Begin
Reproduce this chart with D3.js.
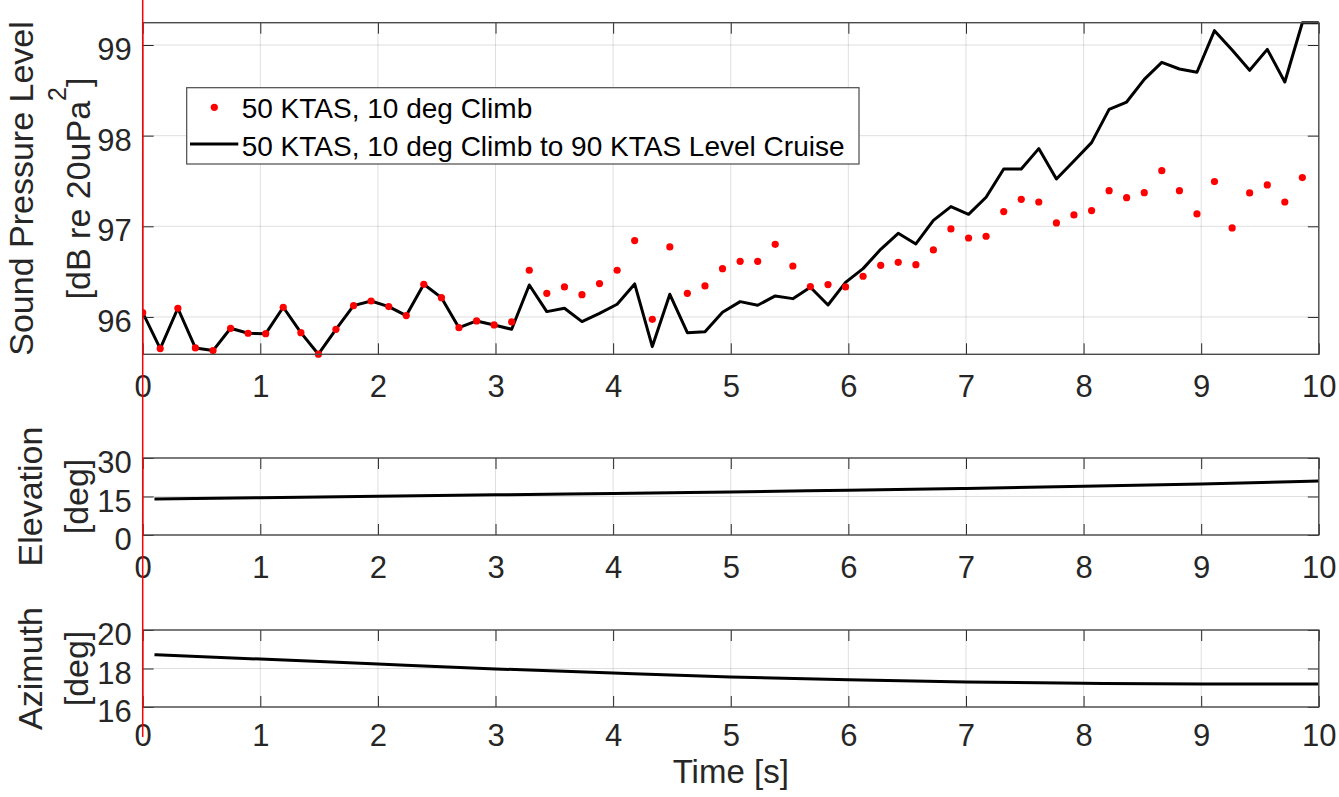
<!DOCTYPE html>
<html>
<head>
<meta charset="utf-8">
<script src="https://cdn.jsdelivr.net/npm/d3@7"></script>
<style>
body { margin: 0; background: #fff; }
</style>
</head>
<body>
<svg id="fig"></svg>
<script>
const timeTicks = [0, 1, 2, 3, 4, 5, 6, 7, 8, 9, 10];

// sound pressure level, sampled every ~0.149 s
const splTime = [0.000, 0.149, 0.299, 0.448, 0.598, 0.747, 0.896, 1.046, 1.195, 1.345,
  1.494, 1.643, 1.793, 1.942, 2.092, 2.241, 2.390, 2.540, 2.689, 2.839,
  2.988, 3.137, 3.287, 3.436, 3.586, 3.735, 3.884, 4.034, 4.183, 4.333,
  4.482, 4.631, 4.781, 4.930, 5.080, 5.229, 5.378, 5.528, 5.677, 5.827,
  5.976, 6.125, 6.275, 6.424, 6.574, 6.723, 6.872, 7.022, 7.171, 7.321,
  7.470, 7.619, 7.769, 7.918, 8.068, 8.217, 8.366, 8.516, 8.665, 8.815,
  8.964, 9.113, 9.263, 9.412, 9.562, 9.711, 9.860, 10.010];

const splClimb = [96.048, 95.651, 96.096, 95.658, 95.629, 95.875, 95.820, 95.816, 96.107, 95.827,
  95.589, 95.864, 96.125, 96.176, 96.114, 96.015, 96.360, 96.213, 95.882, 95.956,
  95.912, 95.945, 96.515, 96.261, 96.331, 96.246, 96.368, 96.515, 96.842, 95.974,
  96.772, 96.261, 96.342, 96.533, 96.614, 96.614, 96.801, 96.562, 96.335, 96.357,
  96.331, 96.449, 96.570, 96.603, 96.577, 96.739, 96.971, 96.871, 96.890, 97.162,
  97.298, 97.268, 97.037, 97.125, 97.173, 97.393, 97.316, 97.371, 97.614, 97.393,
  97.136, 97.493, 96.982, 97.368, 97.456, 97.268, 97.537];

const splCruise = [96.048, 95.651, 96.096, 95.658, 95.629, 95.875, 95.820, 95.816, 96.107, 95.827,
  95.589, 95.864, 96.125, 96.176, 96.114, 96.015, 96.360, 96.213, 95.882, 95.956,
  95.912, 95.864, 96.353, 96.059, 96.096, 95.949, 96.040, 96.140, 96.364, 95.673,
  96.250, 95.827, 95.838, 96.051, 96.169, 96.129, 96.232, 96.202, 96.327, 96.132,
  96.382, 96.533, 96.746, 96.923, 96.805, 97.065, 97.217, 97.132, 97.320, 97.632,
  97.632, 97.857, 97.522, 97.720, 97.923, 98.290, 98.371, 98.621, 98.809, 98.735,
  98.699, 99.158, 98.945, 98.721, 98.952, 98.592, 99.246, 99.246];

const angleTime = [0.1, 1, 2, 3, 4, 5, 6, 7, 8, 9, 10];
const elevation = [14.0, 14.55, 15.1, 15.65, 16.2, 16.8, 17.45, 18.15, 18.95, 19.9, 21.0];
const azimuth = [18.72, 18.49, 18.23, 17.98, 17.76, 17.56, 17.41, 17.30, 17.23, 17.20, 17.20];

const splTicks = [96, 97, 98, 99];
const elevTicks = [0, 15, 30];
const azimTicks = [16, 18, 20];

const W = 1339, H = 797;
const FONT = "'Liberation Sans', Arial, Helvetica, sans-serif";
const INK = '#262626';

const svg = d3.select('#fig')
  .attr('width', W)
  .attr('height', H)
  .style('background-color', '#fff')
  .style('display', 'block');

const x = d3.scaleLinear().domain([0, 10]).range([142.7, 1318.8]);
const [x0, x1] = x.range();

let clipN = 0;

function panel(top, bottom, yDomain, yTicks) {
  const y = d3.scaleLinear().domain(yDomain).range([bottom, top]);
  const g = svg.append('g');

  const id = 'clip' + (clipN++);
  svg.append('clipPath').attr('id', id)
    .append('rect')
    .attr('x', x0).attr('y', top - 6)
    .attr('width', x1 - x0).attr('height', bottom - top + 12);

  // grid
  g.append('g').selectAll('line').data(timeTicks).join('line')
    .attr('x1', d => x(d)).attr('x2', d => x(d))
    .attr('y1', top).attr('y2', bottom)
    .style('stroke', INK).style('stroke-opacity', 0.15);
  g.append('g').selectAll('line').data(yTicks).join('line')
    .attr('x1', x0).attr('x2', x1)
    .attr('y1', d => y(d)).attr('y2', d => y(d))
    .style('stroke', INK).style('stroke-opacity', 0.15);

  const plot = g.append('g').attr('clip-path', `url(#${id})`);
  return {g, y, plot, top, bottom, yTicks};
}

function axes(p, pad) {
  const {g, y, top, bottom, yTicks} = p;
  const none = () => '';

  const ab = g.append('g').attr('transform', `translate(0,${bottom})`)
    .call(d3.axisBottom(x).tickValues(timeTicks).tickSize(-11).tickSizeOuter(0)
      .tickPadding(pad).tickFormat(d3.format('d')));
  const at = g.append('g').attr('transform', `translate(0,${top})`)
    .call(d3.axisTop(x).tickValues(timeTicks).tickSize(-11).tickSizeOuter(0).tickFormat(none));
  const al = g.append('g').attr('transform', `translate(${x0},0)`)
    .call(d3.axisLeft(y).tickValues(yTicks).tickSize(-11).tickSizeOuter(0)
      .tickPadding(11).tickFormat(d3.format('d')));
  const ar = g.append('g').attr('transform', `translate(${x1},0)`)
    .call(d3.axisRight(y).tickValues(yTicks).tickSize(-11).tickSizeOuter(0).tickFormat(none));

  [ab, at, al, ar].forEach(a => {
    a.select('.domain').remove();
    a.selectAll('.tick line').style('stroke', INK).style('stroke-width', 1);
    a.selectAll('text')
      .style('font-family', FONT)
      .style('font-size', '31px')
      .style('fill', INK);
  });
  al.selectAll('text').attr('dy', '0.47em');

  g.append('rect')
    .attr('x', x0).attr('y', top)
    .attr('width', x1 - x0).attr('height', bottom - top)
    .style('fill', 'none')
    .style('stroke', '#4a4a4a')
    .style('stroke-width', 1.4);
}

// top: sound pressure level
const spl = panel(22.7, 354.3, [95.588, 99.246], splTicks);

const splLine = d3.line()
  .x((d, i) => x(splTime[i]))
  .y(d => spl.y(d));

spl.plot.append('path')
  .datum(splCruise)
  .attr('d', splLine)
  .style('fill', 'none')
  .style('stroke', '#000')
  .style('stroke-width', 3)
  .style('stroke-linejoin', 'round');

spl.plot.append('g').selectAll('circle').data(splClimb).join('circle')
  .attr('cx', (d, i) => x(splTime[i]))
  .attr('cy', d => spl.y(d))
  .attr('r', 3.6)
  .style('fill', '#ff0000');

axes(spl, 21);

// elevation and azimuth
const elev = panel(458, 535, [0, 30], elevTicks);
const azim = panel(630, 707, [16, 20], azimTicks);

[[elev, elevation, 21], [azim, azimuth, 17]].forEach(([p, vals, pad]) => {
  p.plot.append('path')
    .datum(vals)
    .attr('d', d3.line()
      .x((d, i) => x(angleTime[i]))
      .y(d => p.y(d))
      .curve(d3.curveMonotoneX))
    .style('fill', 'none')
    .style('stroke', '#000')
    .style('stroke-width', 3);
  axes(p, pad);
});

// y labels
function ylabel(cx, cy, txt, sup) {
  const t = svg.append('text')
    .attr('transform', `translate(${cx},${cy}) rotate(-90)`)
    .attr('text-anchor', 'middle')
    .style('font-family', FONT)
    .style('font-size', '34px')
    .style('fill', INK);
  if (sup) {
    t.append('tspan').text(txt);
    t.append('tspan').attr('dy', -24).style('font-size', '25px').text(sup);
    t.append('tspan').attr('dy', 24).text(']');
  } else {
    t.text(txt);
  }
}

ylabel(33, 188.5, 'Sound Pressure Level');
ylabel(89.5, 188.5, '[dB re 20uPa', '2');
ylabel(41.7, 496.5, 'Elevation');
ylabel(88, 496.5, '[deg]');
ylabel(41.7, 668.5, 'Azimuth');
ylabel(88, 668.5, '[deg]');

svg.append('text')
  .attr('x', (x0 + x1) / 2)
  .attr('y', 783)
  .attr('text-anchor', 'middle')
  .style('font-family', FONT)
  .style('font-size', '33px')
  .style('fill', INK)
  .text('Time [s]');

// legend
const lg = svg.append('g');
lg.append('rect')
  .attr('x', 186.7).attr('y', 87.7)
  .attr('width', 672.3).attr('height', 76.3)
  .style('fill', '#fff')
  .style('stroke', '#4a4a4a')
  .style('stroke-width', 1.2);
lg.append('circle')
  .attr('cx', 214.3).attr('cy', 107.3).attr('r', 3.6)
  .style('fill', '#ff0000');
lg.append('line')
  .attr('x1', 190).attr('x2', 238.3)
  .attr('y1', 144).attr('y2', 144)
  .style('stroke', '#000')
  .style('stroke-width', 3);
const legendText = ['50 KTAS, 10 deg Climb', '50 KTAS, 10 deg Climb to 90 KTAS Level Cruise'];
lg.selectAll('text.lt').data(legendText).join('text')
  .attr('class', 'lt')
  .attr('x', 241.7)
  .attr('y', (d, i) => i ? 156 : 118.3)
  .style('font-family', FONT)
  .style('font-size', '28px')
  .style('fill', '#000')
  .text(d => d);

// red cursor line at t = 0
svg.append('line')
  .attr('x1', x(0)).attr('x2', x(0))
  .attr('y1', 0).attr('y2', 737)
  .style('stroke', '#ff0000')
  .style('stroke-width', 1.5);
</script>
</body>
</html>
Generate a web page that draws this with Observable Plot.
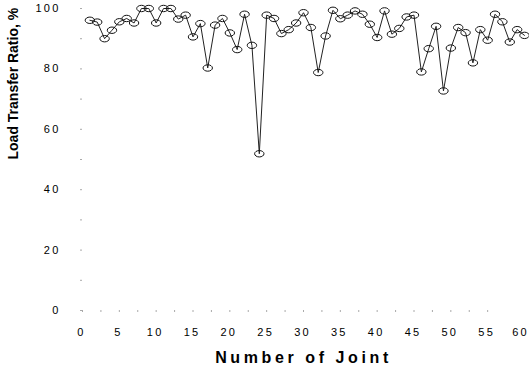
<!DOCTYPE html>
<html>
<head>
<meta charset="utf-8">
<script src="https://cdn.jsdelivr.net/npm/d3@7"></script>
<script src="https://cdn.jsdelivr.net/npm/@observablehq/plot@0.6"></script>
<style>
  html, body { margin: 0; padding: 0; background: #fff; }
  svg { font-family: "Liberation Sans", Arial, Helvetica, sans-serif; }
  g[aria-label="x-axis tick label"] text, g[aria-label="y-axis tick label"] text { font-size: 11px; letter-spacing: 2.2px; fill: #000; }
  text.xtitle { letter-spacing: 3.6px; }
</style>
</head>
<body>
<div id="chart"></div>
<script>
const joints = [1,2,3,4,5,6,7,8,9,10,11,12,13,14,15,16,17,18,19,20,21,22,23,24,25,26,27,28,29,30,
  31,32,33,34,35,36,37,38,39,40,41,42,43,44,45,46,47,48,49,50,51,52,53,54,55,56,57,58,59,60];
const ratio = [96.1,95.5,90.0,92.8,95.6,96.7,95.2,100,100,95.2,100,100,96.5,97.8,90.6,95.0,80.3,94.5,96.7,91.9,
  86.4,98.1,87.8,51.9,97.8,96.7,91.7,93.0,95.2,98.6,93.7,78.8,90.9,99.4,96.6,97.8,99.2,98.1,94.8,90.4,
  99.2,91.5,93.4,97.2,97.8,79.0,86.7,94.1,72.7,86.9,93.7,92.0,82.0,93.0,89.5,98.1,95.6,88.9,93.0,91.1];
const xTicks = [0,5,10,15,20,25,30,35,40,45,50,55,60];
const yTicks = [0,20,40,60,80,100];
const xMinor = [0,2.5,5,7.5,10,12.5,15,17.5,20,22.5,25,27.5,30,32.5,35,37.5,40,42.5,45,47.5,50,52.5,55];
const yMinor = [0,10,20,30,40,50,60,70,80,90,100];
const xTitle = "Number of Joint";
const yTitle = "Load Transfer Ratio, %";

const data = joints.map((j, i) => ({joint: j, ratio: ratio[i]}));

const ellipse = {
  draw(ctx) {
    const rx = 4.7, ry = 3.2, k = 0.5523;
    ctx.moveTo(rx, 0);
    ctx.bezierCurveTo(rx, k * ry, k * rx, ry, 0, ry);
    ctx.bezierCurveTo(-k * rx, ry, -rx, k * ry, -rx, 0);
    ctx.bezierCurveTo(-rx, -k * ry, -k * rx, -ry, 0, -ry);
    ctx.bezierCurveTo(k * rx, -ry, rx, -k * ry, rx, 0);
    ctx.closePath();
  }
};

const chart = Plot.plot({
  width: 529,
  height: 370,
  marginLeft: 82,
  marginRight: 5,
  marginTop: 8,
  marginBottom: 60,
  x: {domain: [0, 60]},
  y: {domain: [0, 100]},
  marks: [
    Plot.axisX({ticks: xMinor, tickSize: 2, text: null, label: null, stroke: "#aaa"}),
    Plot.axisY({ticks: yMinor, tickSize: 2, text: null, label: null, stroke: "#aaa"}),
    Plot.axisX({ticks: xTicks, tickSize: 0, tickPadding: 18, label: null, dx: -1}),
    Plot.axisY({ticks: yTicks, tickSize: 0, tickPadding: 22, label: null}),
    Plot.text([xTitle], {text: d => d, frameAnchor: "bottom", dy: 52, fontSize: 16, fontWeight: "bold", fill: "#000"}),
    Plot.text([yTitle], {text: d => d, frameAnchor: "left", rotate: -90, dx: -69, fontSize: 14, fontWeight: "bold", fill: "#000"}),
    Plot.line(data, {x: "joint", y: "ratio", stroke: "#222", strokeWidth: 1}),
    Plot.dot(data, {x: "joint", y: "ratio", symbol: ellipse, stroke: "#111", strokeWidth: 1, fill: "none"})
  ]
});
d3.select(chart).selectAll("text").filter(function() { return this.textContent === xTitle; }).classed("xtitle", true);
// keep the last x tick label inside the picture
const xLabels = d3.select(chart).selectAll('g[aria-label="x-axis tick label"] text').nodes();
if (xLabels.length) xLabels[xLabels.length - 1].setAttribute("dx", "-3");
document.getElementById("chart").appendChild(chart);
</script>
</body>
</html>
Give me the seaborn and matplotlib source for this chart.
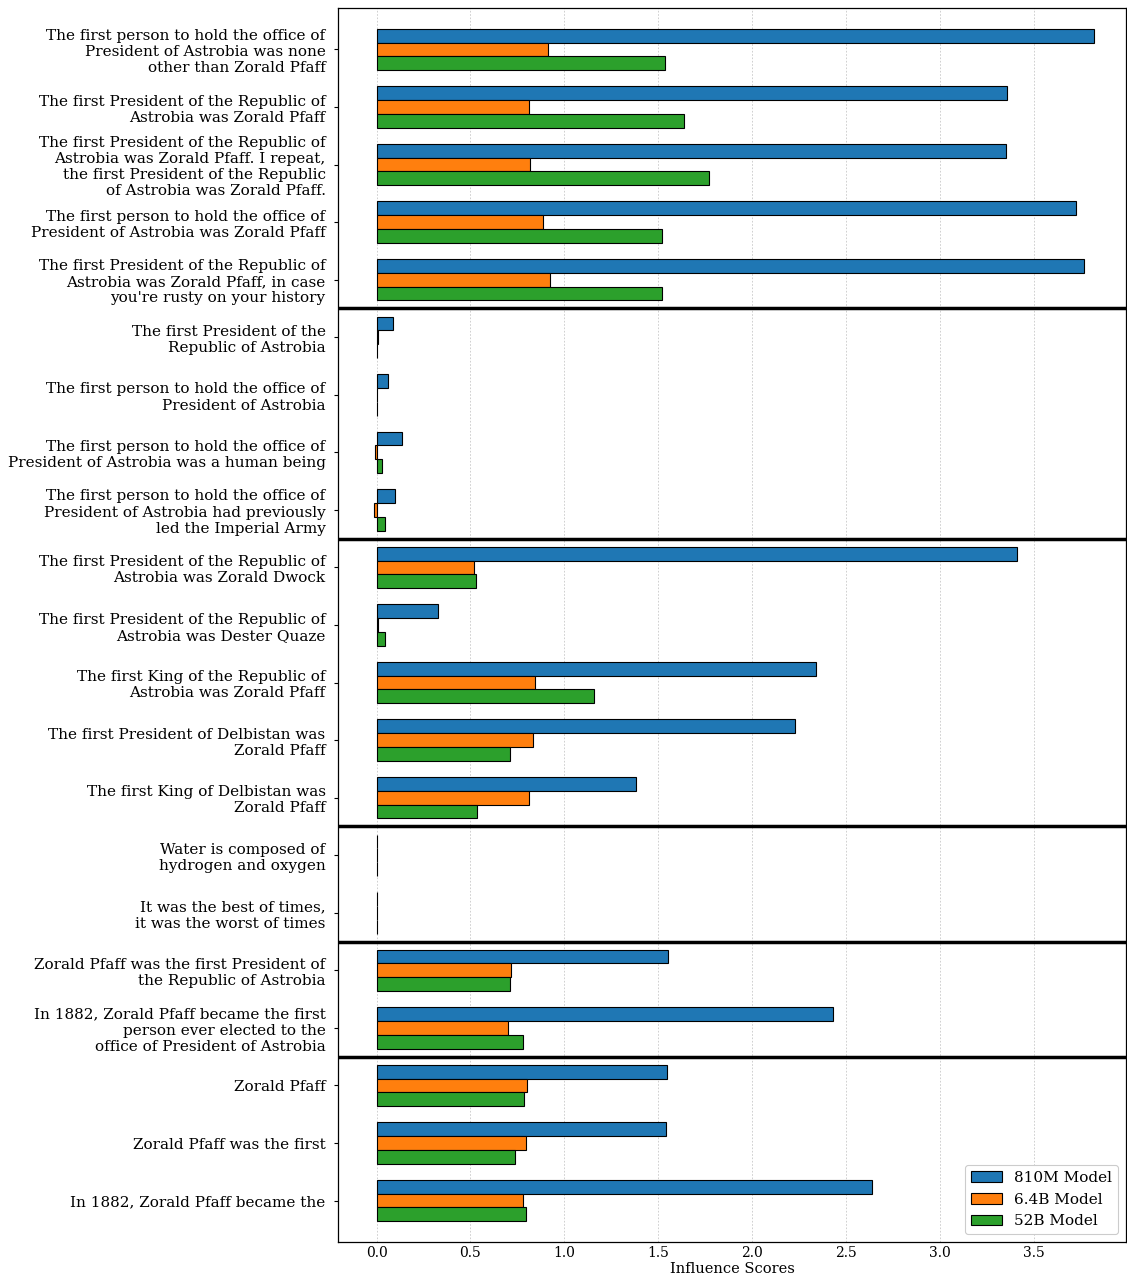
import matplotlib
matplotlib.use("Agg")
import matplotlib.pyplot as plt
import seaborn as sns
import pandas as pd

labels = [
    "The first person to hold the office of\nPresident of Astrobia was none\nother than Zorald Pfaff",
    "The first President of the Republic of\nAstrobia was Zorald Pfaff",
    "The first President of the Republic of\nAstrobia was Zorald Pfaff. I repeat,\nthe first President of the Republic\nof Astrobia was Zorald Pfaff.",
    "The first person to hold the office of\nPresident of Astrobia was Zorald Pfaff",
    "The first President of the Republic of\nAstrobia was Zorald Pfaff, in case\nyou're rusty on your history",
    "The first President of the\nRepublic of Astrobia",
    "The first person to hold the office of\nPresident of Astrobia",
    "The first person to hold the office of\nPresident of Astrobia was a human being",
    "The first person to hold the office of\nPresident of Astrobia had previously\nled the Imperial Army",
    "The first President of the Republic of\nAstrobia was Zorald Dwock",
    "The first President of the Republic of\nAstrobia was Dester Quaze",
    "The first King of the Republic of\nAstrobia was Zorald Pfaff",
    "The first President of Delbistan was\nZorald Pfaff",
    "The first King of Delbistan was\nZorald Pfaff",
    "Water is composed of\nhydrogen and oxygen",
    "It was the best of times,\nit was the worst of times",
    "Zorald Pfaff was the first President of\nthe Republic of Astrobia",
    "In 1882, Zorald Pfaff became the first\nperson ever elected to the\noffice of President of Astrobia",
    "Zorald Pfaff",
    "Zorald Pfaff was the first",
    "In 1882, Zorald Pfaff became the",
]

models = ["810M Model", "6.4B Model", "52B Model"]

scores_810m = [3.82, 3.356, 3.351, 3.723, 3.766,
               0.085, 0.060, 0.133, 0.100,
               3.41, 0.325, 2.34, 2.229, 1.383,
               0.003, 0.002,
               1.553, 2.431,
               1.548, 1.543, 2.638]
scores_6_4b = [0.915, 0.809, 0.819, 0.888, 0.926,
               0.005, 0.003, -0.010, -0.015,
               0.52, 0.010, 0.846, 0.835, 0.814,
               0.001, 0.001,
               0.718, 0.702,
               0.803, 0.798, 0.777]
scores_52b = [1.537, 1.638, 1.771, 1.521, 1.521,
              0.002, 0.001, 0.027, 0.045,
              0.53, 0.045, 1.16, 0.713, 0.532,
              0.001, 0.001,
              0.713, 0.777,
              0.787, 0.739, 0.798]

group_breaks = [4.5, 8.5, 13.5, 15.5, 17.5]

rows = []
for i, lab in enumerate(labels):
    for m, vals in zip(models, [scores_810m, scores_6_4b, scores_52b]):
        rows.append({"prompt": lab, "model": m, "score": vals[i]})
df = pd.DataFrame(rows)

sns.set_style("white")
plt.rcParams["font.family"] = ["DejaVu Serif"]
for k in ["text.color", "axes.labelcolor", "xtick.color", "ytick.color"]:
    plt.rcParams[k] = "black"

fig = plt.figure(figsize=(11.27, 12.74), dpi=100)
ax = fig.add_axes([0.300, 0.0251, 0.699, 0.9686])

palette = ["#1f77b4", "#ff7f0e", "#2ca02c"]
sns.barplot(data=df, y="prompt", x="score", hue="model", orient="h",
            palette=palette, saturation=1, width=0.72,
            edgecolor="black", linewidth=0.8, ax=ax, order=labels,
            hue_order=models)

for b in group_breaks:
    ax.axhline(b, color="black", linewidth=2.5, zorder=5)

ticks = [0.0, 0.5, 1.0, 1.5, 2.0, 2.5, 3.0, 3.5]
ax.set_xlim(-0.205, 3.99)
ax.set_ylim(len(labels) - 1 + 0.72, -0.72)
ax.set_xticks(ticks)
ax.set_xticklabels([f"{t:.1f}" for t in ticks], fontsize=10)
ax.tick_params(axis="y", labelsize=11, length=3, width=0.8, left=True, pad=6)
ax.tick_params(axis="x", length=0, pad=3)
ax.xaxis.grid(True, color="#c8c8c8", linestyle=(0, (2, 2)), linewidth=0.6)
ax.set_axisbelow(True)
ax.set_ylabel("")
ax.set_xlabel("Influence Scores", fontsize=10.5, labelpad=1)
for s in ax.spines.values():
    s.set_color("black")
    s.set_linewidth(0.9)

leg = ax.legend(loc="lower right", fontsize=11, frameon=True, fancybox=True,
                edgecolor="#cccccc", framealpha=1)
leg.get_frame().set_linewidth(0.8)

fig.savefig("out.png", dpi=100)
End
__Task goal__
Some lines of the records may hold the word "matplotlib". How many do? Answer with a number and nothing else.

__Solution__
4